# The task
Copy everything in the listing below word for word, apart from any images.

# Material
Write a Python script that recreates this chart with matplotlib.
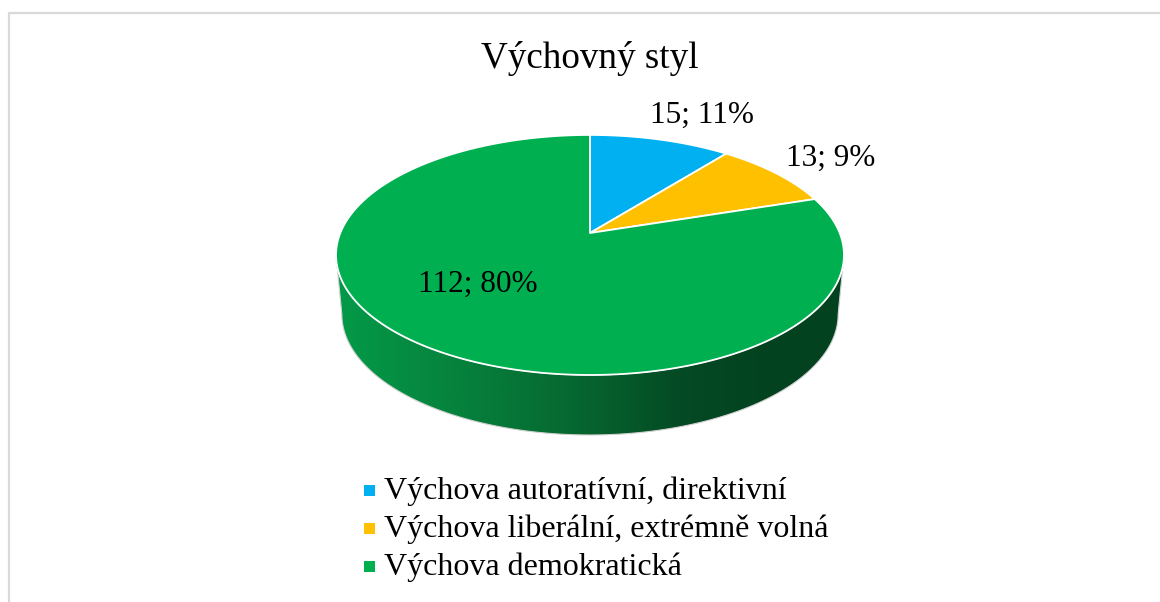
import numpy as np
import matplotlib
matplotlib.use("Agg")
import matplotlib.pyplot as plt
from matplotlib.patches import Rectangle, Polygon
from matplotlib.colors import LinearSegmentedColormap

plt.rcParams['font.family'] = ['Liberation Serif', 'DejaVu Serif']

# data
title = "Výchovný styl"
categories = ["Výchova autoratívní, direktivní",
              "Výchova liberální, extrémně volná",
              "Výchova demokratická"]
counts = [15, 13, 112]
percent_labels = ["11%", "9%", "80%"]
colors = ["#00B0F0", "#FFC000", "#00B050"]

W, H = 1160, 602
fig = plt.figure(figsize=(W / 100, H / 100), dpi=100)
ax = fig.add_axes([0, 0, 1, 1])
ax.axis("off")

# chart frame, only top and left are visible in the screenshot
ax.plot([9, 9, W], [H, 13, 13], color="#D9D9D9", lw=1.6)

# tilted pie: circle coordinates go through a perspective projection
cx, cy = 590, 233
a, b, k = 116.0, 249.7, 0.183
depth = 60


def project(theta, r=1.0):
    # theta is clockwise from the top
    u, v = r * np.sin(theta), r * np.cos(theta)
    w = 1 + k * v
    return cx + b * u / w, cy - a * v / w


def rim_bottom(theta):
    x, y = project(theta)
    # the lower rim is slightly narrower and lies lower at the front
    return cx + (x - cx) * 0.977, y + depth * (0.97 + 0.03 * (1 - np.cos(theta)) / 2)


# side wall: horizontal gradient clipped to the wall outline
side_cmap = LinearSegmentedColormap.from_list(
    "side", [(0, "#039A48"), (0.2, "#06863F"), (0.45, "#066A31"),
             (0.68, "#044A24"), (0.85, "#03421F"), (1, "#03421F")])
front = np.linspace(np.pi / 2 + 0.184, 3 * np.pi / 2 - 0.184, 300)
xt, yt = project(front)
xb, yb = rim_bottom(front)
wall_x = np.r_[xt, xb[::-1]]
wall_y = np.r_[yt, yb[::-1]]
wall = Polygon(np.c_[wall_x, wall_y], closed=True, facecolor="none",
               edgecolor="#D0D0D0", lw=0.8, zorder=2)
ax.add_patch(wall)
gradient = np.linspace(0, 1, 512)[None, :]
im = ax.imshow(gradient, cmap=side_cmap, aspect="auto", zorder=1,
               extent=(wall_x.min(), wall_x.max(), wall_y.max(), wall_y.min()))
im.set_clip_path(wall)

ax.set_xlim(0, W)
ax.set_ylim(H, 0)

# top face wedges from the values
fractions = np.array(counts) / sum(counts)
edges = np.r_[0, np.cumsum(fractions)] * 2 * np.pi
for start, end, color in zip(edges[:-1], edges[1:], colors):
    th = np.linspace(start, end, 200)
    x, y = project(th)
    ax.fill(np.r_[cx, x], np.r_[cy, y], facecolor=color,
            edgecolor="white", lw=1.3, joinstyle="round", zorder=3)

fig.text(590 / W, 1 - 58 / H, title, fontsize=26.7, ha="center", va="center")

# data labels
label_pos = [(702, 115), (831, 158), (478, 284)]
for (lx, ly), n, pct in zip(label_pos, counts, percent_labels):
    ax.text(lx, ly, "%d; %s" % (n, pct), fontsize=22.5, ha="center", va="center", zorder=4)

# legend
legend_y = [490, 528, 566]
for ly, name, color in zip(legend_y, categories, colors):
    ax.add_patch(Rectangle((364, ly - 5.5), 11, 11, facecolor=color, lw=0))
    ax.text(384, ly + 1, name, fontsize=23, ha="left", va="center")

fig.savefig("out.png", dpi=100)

# Solution to this exercise
Write a Python script that recreates this chart with matplotlib.
import numpy as np
import matplotlib
matplotlib.use("Agg")
import matplotlib.pyplot as plt
from matplotlib.patches import Rectangle, Polygon
from matplotlib.colors import LinearSegmentedColormap

plt.rcParams['font.family'] = ['Liberation Serif', 'DejaVu Serif']

# data
title = "Výchovný styl"
categories = ["Výchova autoratívní, direktivní",
              "Výchova liberální, extrémně volná",
              "Výchova demokratická"]
counts = [15, 13, 112]
percent_labels = ["11%", "9%", "80%"]
colors = ["#00B0F0", "#FFC000", "#00B050"]

W, H = 1160, 602
fig = plt.figure(figsize=(W / 100, H / 100), dpi=100)
ax = fig.add_axes([0, 0, 1, 1])
ax.axis("off")

# chart frame, only top and left are visible in the screenshot
ax.plot([9, 9, W], [H, 13, 13], color="#D9D9D9", lw=1.6)

# tilted pie: circle coordinates go through a perspective projection
cx, cy = 590, 233
a, b, k = 116.0, 249.7, 0.183
depth = 60


def project(theta, r=1.0):
    # theta is clockwise from the top
    u, v = r * np.sin(theta), r * np.cos(theta)
    w = 1 + k * v
    return cx + b * u / w, cy - a * v / w


def rim_bottom(theta):
    x, y = project(theta)
    # the lower rim is slightly narrower and lies lower at the front
    return cx + (x - cx) * 0.977, y + depth * (0.97 + 0.03 * (1 - np.cos(theta)) / 2)


# side wall: horizontal gradient clipped to the wall outline
side_cmap = LinearSegmentedColormap.from_list(
    "side", [(0, "#039A48"), (0.2, "#06863F"), (0.45, "#066A31"),
             (0.68, "#044A24"), (0.85, "#03421F"), (1, "#03421F")])
front = np.linspace(np.pi / 2 + 0.184, 3 * np.pi / 2 - 0.184, 300)
xt, yt = project(front)
xb, yb = rim_bottom(front)
wall_x = np.r_[xt, xb[::-1]]
wall_y = np.r_[yt, yb[::-1]]
wall = Polygon(np.c_[wall_x, wall_y], closed=True, facecolor="none",
               edgecolor="#D0D0D0", lw=0.8, zorder=2)
ax.add_patch(wall)
gradient = np.linspace(0, 1, 512)[None, :]
im = ax.imshow(gradient, cmap=side_cmap, aspect="auto", zorder=1,
               extent=(wall_x.min(), wall_x.max(), wall_y.max(), wall_y.min()))
im.set_clip_path(wall)

ax.set_xlim(0, W)
ax.set_ylim(H, 0)

# top face wedges from the values
fractions = np.array(counts) / sum(counts)
edges = np.r_[0, np.cumsum(fractions)] * 2 * np.pi
for start, end, color in zip(edges[:-1], edges[1:], colors):
    th = np.linspace(start, end, 200)
    x, y = project(th)
    ax.fill(np.r_[cx, x], np.r_[cy, y], facecolor=color,
            edgecolor="white", lw=1.3, joinstyle="round", zorder=3)

fig.text(590 / W, 1 - 58 / H, title, fontsize=26.7, ha="center", va="center")

# data labels
label_pos = [(702, 115), (831, 158), (478, 284)]
for (lx, ly), n, pct in zip(label_pos, counts, percent_labels):
    ax.text(lx, ly, "%d; %s" % (n, pct), fontsize=22.5, ha="center", va="center", zorder=4)

# legend
legend_y = [490, 528, 566]
for ly, name, color in zip(legend_y, categories, colors):
    ax.add_patch(Rectangle((364, ly - 5.5), 11, 11, facecolor=color, lw=0))
    ax.text(384, ly + 1, name, fontsize=23, ha="left", va="center")

fig.savefig("out.png", dpi=100)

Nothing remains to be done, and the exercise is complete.